Вот один из “хозяев”, длинный и сухопарый немец, потянул меня за рукав из толпы невольников и, оглядев со всех сторон, подтолкнул к группе уже отобранных “восточников”. Сквозь общий многоголосый плач я услышала крик моей мамы. Этот крик, резанув прямо по сердцу, вывел наконец меня из состояния какого-то тупого, безразличного оцепенения, в котором находилась еще со дня пребывания в лагере. Задыхаясь от ужаса, от страха потерять маму, я ринулась к столу, который вынесли прямо на площадь и за которым безразличные чиновники уже оформляли первые купчие. С дрожью в голосе, с трудом отбирая в памяти нужные слова, я по-немецки говорила им о том, что они не имеют права издеваться над нами только за то, что мы – русские, что это бесчеловечно, это жестоко разлучать близких людей.
Чиновники молча, с усмешкой смотрели мне в рот, а среди “хозяев” произошло вдруг какое-то движение. Человек пять их направились ко мне, а один, круглый и пузатый, опередив всех, проворно схватил за руку. И мне стало ясно, что не мои возвышенные слова произвели на них какое-то доброе действие, а просто мое умение немножко владеть языком привлекло ко мне их чисто деляческое внимание».
Вот так вот, в духе романов Жюля Верна происходила в середине XX века в центре Европы покупка людей. Ими были наши соотечественники, юноши и девушки.
Что с ними происходило дальше?
Остарбайтер мог попасть либо на промышленное предприятие и жить в рабочем лагере, либо на ферму к какому-нибудь бауэру и жить там. Промышленное предприятие означало ад. Рабочие лагеря выглядели как концентрационные. Строили их рядом с заводами или фабриками крупные промышленные концерны – это «Опель», «Сименс», «Крупп» и др.

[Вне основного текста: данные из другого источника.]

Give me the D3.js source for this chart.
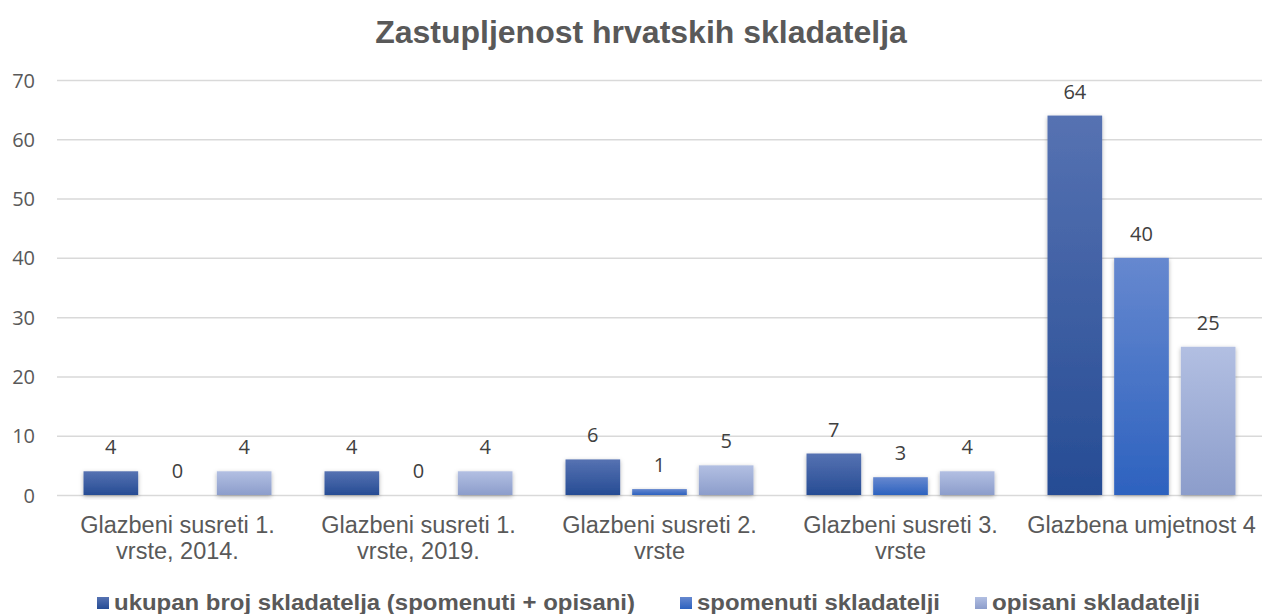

Эти бараки насквозь продувались ветром, внутри стояли нары в два ряда. Русских, украинских и белорусских рабочих на ночь запирали на засов, на ноги им одевали деревянные колодки. Официально был установлен 12-часовой рабочий день, но работали, как правило, по 14 или 16 часов. Из еды – раз в день баланда и кусок эрзац-хлеба граммов 40. Среди работников была очень высокая смертность, но поскольку концерны закупали рабов оптом, жизнь одного человека в принципе не играла никакой роли. Задокументировано, что в цехах заводов «стального короля» Круппа висел плакат «Славяне – это рабы». Как комментировал британский историк Уильям Манчестер: «Гнусное слово было произнесено, и с ним родился новый жаргон. Все чаще во внутрифирменных меморандумах упоминаются “рабский труд”, “рабство”, “рынок рабов” и “рабовладелец”, то есть Альфрид Крупп».
Кстати говоря, Крупп потом на Нюрнбергском процессе довольно успешно оправдывался.
«Не мы такие – жизнь такая», – говорил он.
Совершенно верно. Хотя при этом документировано, что вербовщик рабочей силы, который работал на него, обозначил норму хлеба для русских в 300 граммов из расчета на 500 часов. Когда ему сказали, что на такой норме нельзя продержаться более двух месяцев, доктор Леман ответил: «Русским военнопленным не дозволено получать такую же еду, какую получают западные европейцы».